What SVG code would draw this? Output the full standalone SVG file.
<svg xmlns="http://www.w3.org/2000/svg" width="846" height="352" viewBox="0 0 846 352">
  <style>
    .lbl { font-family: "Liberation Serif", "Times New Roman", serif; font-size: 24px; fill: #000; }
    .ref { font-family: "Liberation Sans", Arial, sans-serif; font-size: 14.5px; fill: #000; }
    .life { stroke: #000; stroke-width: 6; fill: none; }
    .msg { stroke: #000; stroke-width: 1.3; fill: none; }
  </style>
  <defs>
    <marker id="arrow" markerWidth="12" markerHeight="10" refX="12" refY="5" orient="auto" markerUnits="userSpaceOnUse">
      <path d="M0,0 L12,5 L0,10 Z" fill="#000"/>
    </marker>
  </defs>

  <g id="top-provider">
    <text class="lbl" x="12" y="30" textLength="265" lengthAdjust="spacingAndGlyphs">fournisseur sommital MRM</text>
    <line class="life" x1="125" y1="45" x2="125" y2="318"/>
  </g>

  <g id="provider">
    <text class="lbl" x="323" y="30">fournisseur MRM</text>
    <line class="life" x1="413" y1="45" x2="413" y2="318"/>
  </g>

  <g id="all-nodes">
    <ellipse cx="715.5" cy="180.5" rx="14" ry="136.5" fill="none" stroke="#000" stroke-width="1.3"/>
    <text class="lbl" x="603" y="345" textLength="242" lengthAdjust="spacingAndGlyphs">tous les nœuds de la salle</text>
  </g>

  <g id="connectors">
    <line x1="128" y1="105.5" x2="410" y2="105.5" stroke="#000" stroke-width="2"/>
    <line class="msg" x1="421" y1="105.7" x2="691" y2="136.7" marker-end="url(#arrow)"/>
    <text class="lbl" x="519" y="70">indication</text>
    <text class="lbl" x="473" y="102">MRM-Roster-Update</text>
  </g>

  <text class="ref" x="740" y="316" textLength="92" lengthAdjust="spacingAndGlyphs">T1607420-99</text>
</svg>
--
**Challenge:**
Copy the material above verbatim.

**Solution to this exercise:**
What SVG code would draw this? Output the full standalone SVG file.
<svg xmlns="http://www.w3.org/2000/svg" width="846" height="352" viewBox="0 0 846 352">
  <style>
    .lbl { font-family: "Liberation Serif", "Times New Roman", serif; font-size: 24px; fill: #000; }
    .ref { font-family: "Liberation Sans", Arial, sans-serif; font-size: 14.5px; fill: #000; }
    .life { stroke: #000; stroke-width: 6; fill: none; }
    .msg { stroke: #000; stroke-width: 1.3; fill: none; }
  </style>
  <defs>
    <marker id="arrow" markerWidth="12" markerHeight="10" refX="12" refY="5" orient="auto" markerUnits="userSpaceOnUse">
      <path d="M0,0 L12,5 L0,10 Z" fill="#000"/>
    </marker>
  </defs>

  <g id="top-provider">
    <text class="lbl" x="12" y="30" textLength="265" lengthAdjust="spacingAndGlyphs">fournisseur sommital MRM</text>
    <line class="life" x1="125" y1="45" x2="125" y2="318"/>
  </g>

  <g id="provider">
    <text class="lbl" x="323" y="30">fournisseur MRM</text>
    <line class="life" x1="413" y1="45" x2="413" y2="318"/>
  </g>

  <g id="all-nodes">
    <ellipse cx="715.5" cy="180.5" rx="14" ry="136.5" fill="none" stroke="#000" stroke-width="1.3"/>
    <text class="lbl" x="603" y="345" textLength="242" lengthAdjust="spacingAndGlyphs">tous les nœuds de la salle</text>
  </g>

  <g id="connectors">
    <line x1="128" y1="105.5" x2="410" y2="105.5" stroke="#000" stroke-width="2"/>
    <line class="msg" x1="421" y1="105.7" x2="691" y2="136.7" marker-end="url(#arrow)"/>
    <text class="lbl" x="519" y="70">indication</text>
    <text class="lbl" x="473" y="102">MRM-Roster-Update</text>
  </g>

  <text class="ref" x="740" y="316" textLength="92" lengthAdjust="spacingAndGlyphs">T1607420-99</text>
</svg>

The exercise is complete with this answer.